◆ Plotting code records
*****
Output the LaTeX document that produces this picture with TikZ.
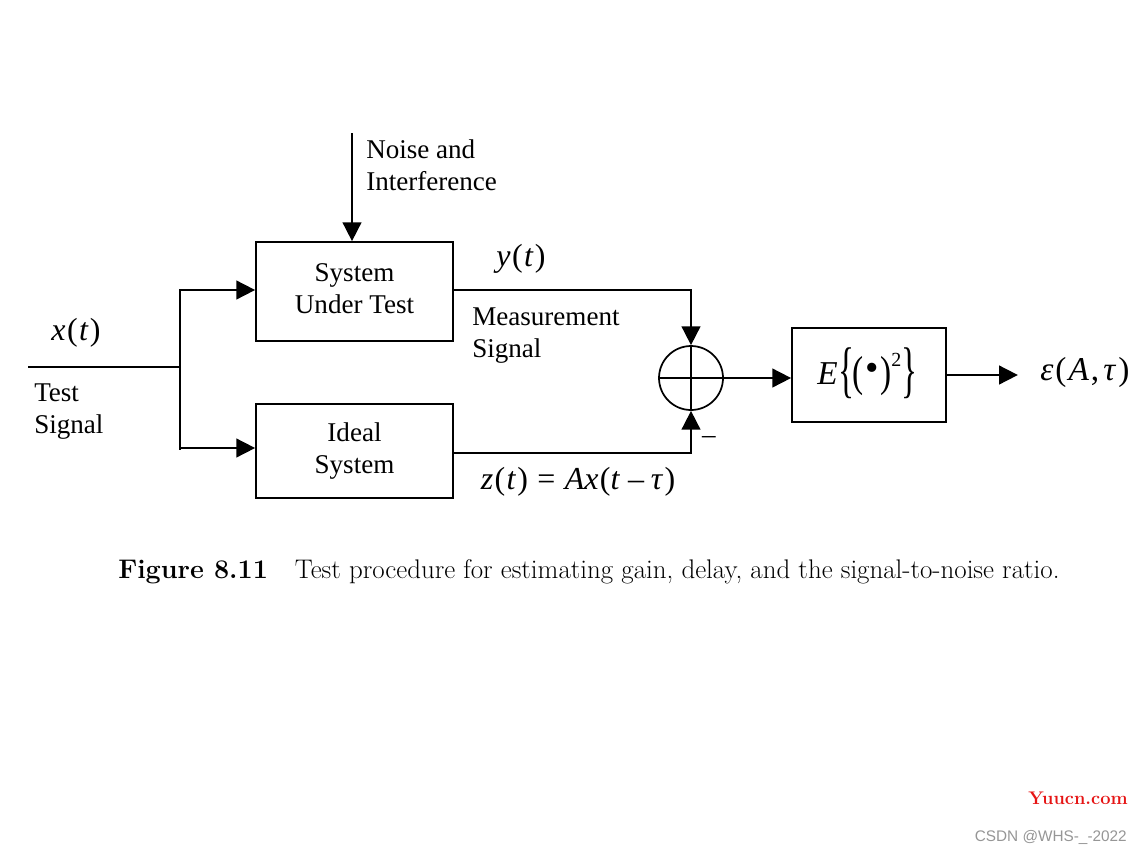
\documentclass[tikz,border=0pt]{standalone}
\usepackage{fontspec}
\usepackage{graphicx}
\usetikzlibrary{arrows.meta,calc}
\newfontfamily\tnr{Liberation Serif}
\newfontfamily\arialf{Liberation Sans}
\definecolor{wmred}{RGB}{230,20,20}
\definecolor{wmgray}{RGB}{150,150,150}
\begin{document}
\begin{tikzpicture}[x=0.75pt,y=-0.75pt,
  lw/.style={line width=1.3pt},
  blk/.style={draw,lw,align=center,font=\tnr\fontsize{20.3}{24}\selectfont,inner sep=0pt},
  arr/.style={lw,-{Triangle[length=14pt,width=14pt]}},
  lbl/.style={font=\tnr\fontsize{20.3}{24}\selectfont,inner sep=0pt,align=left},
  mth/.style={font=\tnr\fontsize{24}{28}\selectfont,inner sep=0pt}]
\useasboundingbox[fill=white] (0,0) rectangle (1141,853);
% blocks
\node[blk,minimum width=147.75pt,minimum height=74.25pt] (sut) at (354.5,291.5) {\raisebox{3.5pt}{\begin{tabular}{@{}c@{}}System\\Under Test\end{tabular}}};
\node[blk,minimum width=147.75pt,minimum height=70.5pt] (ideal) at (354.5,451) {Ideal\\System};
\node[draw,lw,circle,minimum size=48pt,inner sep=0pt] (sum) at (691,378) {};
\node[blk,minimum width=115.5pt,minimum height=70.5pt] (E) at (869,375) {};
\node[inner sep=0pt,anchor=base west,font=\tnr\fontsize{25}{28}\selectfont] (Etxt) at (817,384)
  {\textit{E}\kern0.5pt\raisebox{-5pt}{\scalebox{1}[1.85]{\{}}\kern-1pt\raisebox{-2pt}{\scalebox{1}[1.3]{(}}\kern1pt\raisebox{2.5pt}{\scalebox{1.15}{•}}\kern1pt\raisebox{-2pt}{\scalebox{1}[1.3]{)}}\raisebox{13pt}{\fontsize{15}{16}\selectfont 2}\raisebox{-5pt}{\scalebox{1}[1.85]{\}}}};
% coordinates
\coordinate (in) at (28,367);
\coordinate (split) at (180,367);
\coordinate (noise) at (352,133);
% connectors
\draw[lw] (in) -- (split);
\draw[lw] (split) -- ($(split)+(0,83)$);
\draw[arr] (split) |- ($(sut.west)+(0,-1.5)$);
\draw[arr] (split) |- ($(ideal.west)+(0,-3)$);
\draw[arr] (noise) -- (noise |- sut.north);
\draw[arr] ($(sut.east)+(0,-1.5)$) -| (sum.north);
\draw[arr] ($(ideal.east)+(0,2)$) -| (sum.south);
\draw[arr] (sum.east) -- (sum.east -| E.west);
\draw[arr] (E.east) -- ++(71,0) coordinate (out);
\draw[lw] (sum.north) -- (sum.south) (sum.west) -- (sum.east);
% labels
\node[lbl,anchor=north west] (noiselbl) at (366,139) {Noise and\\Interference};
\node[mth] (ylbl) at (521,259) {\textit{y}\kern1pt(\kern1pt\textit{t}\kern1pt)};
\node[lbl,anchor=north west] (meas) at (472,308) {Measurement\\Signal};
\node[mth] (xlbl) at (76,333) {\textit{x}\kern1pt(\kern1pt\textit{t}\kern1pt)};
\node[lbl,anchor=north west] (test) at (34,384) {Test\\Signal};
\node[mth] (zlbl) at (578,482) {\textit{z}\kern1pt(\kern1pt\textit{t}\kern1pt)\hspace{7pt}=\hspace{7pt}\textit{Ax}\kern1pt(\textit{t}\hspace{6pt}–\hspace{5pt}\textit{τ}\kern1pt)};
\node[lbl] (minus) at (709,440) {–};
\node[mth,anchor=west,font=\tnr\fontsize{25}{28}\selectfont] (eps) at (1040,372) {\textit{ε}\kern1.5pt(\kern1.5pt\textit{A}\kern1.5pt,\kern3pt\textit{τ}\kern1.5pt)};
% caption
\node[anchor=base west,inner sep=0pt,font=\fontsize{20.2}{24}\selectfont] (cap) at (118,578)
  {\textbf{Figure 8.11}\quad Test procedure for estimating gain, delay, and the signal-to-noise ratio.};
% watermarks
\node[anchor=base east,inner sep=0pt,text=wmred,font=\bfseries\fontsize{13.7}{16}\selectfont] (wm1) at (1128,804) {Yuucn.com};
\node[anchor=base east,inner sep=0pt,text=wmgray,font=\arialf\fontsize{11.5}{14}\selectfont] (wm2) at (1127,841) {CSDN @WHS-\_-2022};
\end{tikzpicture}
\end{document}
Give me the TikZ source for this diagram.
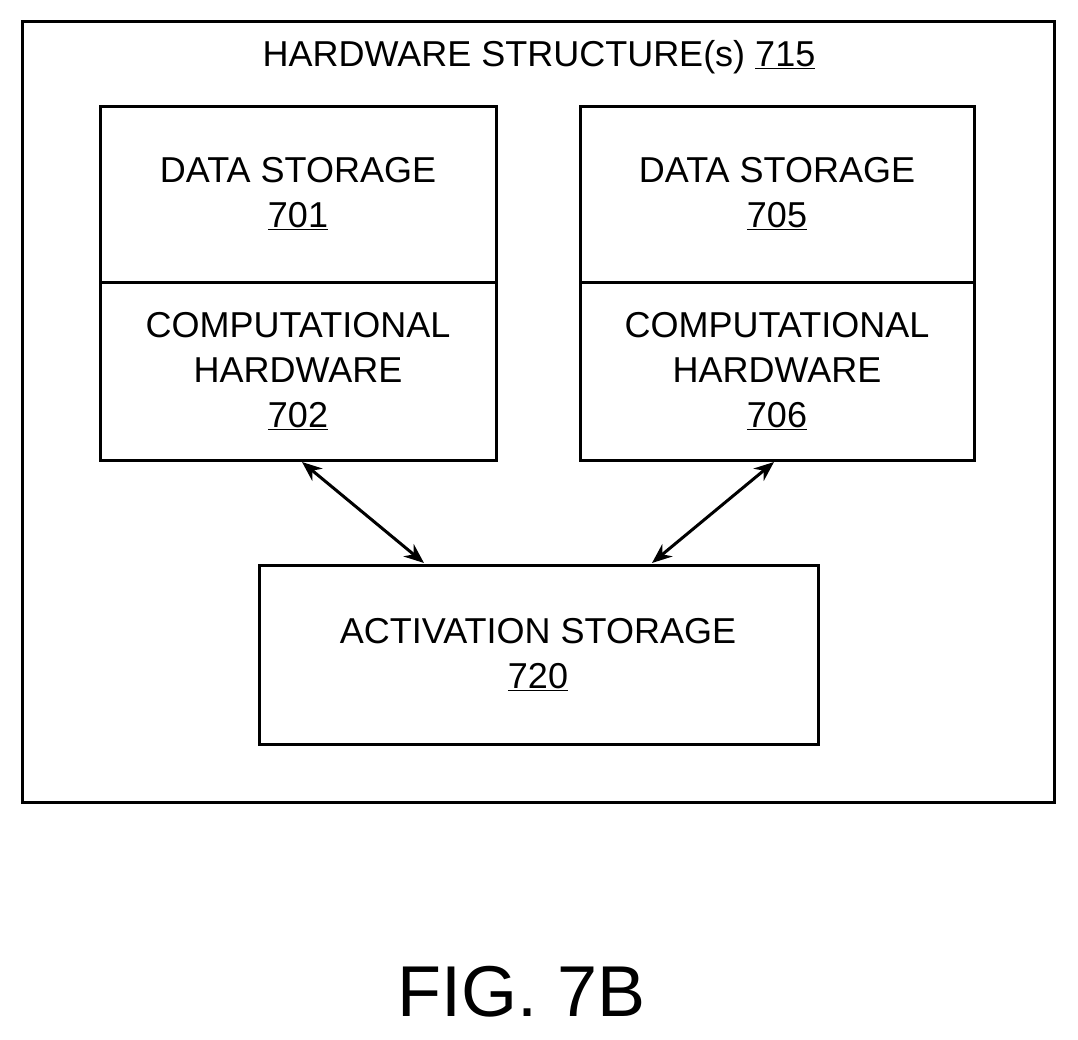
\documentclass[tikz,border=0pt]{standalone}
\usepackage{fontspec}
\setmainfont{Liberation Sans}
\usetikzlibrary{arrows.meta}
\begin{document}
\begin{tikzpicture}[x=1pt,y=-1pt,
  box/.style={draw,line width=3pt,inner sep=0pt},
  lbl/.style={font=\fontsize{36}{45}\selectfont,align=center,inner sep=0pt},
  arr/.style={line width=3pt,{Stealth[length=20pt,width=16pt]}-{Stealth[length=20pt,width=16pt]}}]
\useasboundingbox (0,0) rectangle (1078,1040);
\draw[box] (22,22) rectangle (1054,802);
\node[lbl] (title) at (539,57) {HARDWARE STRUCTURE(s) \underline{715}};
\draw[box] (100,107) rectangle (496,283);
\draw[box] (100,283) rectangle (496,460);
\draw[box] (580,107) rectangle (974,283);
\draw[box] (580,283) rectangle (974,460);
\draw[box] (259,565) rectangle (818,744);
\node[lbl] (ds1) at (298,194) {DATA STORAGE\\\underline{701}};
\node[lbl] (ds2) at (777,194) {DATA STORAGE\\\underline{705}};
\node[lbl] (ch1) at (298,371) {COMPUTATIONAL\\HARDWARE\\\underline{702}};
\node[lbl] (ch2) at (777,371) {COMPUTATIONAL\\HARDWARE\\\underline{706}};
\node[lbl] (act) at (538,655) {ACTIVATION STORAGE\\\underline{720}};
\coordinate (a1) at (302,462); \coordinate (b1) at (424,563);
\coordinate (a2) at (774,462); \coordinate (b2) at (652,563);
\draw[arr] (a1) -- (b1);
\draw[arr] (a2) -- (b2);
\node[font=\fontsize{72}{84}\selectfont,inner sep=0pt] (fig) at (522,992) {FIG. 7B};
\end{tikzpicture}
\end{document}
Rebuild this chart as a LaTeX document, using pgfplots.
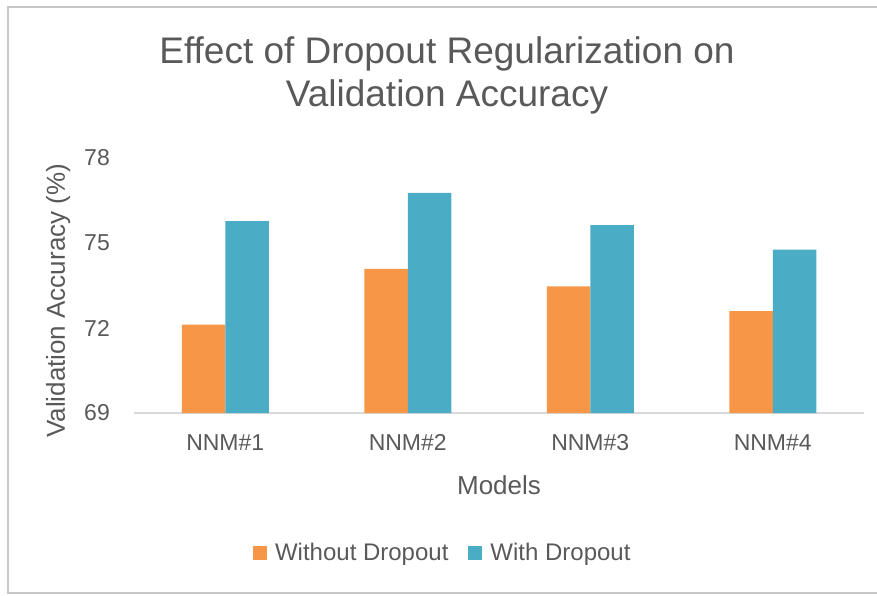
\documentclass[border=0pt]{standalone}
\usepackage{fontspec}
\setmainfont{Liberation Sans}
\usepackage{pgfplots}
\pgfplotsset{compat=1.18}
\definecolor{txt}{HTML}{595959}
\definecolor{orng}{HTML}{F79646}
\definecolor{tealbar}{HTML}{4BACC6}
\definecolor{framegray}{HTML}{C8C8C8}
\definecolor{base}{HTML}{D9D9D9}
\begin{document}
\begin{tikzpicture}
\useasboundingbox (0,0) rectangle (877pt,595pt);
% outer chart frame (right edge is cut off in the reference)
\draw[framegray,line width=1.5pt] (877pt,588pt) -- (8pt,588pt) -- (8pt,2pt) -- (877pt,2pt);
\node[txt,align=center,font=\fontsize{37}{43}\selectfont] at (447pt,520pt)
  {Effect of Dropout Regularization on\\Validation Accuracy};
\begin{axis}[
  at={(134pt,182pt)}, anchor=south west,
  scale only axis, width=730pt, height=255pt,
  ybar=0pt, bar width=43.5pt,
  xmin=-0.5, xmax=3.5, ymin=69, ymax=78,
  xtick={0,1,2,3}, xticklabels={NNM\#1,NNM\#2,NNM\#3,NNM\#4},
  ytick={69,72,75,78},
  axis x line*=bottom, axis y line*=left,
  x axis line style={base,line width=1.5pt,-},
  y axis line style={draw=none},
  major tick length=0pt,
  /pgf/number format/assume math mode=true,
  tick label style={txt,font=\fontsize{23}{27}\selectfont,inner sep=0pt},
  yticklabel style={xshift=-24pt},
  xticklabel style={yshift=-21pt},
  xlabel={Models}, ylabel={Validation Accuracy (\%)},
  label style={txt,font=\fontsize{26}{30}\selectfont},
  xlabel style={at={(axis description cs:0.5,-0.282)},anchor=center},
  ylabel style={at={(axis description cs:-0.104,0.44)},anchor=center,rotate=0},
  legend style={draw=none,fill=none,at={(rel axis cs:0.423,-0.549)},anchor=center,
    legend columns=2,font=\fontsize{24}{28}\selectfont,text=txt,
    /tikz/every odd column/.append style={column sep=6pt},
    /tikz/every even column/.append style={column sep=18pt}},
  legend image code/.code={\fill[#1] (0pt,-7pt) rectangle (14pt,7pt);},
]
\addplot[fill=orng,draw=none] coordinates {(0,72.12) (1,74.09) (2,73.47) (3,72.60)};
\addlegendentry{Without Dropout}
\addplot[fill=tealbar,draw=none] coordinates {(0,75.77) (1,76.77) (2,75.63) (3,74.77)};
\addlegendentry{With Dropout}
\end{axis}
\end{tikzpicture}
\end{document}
*****
◆ DIRECTION
Give only the number of lines in the entries above that hold the string "LaTeX".

◆ TASK ANSWER
2